Albert 1er, Léopold III
Conseiller militaire d’Albert Ier et de Léopold III, le général van Overstraeten ne fut pas seulement, de 1920 à 1940, le témoin averti des événements qui intéressèrent la Belgique, mais, par ses conseils et ses initiatives, il exerça, dans l’orientation de la politique militaire de son pays, une influence qui, sous le règne de Léopold III, se révéla prépondérante. Son Journal de paix et de guerre offre au lecteur des témoignages abondants, précis et objectifs, susceptibles d’asseoir et d’étayer son jugement personnel.

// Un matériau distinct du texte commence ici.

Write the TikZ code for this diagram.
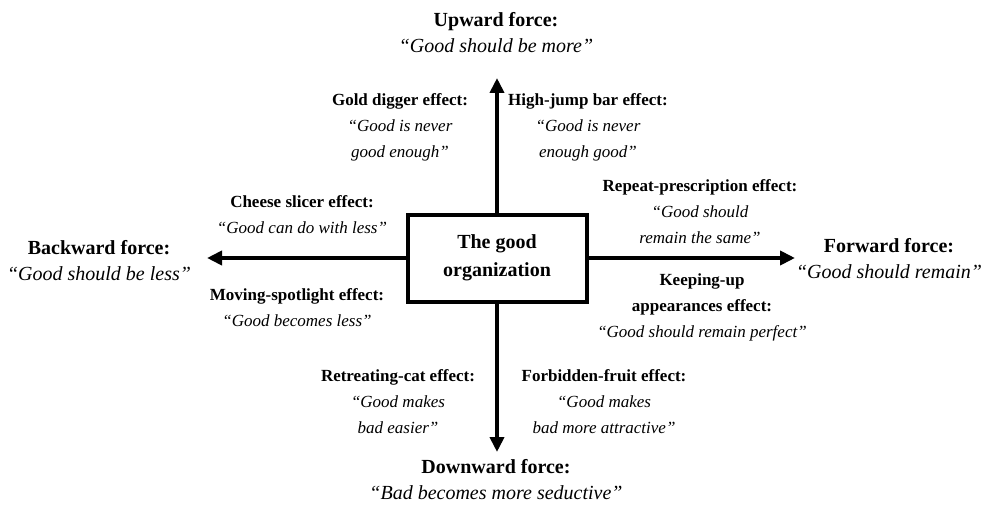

C’est, au premier chef, un document d’histoire.
Le retour à la neutralité, malgré l’amère désillusion de 1914, et en dépit des obligations imposées par le Covenant et par Locarno, ne cessa d’inspirer la politique belge entre les deux guerres. Les premiers obstacles auxquels se heurta Albert Ier furent l’accord franco-belge du 7 septembre 1920 et les ententes d’État-major qui en constituaient le corollaire. Albert Ier partageait, au sujet de cet accord, l’hostilité des milieux flamingants. « Son plus bel effet, disait-il, est d’entretenir la haine et l’esprit de revanche. L’obstination de la France à en faire état résulte du besoin d’affirmer une supériorité continentale, dont elle s’enorgueillit, mais qu’elle sait éphémère ».
Léopold III précipita l’évolution de la politique belge vers la neutralité. Après 1936, la Belgique « garantie mais non garante », ne compta désormais que sur elle-même pour « éviter ou déjouer » l’attaque brusquée.
Dès avant 1936, le général van Overstracten avait pourtant, au cours de conférences, décrit, avec une prescience lumineuse, le caractère que revêtirait le prochain conflit. Il exprimait la conviction que l’action combinée de l’aviation, des chars et des motorisés permettrait à l’assaillant de réaliser, par surprise, des actions de rupture fulgurantes suivies d’exploitations profondes.
En novembre 1934, ne prévoyait-il pas que l’offensive allemande serait orientée par Roërmond sur Bruxelles ? Dans ces conditions, le concours des alliés ne pouvait être efficace que s’il était préventif.
Pour transformer en actes ses conceptions prophétiques, le général van Overstraeten disposait d’une autorité incontestée. Par décision du Roi et du ministre de la Guerre du 28 mars 1939 : « toutes suggestions et instructions concernant la préparation et la conduite de la défense » entraient dans ses attributions. « Au conseiller appartenait la conception, au Roi la décision, au chef d’État-major l’exécution. »
Comment un esprit aussi éclairé, jouissant d’un si large crédit, a-t-il pu se faire le défenseur d’un isolement militaire, qui forçait le commandement allié à improviser la réunion de ses moyens dans le désordre d’une bataille de rencontre ?
Il semble que la tragique leçon ait enfin porté ses fruits, puisque l’homme politique qui, jusqu’au 10 mai 1940, préconisa avec le conseiller militaire du Roi la neutralité, quand même, est aujourd’hui l’apôtre non moins passionné et éloquent de la solidarité européenne.